# What you should do
Find each line containing the string "chart" and return it.
____________
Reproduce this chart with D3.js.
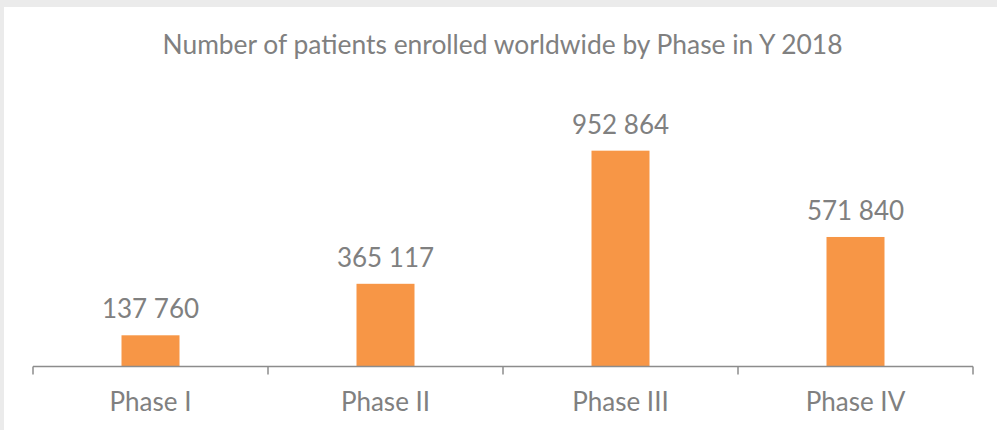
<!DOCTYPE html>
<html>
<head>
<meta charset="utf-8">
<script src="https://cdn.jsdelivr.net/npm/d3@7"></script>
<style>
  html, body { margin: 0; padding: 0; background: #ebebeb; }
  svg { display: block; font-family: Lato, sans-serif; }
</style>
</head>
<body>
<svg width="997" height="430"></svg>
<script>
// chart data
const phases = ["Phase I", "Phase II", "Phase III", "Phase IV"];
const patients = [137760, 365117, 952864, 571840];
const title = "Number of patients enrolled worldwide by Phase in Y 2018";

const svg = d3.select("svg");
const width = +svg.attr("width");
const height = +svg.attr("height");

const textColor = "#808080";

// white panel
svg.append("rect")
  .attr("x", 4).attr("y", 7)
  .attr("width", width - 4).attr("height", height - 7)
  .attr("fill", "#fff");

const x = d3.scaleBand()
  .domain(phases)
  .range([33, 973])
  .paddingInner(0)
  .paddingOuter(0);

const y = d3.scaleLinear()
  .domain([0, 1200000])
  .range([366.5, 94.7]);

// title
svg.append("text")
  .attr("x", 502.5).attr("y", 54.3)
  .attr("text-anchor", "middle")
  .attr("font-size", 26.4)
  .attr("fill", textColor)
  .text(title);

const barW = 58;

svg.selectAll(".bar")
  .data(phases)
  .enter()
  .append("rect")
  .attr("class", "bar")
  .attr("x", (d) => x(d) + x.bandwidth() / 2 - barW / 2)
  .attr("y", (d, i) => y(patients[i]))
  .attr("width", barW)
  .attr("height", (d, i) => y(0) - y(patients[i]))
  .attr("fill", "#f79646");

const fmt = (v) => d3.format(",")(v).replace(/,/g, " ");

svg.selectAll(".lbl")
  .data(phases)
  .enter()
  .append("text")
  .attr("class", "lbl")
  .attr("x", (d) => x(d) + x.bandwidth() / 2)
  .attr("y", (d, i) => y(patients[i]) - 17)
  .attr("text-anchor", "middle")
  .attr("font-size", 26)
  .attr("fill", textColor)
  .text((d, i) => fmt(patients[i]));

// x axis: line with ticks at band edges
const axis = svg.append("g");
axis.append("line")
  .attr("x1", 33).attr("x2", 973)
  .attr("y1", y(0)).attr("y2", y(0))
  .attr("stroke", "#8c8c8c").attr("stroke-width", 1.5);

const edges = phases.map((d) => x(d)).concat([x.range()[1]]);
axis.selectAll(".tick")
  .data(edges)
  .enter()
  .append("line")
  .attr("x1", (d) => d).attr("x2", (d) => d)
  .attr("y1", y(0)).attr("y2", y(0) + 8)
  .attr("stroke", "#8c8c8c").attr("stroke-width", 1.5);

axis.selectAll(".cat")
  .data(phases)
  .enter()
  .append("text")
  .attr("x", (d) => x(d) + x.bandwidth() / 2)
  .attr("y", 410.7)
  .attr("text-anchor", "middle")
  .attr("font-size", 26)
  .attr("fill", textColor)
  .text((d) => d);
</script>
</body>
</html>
____________
# Worked answer
Reproduce this chart with D3.js.
// chart data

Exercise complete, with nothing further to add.